If you ever want to teach a kid about responsibility, hand them a bucket and point them at the chicken coop. Suddenly, they understand cause and effect real quick—no water in the bucket, no happy chickens. Ethan complains about the smell every single time, but he still beams when he finds a fresh egg in the nesting box. Funny how kids will gag one minute and brag the next.
The garden is another sneaky teacher. I’ll send Ethan out to pick weeds, and ten minutes later he’s giving me a lecture about how “weeds grow faster than the vegetables, Mom.” He’s not wrong. Some days, I think the weeds are laughing at us. But pulling them out shows him patience, and maybe a little grit. He once declared himself “the boss of the basil,” which I guess makes me middle management.
Even the simple stuff turns into lessons. Feeding the rabbits, for example. If he forgets, they thump around like angry little drummers until he runs out there with a guilty look on his face. It’s hard to ignore consequences when they’re fluffy and stomping at you. Josh jokes that the animals are better at teaching responsibility than we are. He’s probably right.
And then there’s the messy fun. Building forts out of old pallets, “helping” me mix compost, making mud pies that somehow end up on his shoes and in his hair. It’s not glamorous, but it’s real. He’s learning that work doesn’t always feel like work if your hands are in the dirt and the sun’s on your back. Sometimes I catch him humming while he waters the garden, and I know those little moments are sticking.

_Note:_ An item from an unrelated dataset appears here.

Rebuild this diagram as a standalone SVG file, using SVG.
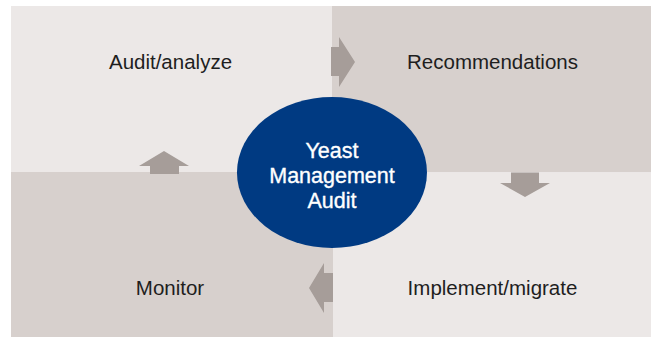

Homesteading with kids isn’t neat or efficient. It takes longer, it’s louder, and there’s always a mess to clean up after. But watching Ethan grow into someone who understands that food doesn’t come from the store shelves, and that animals need care every single day, makes all the extra chaos worth it. Besides, I’ve never seen him smile as wide as he does holding a basket of eggs he collected himself—muddy boots and all.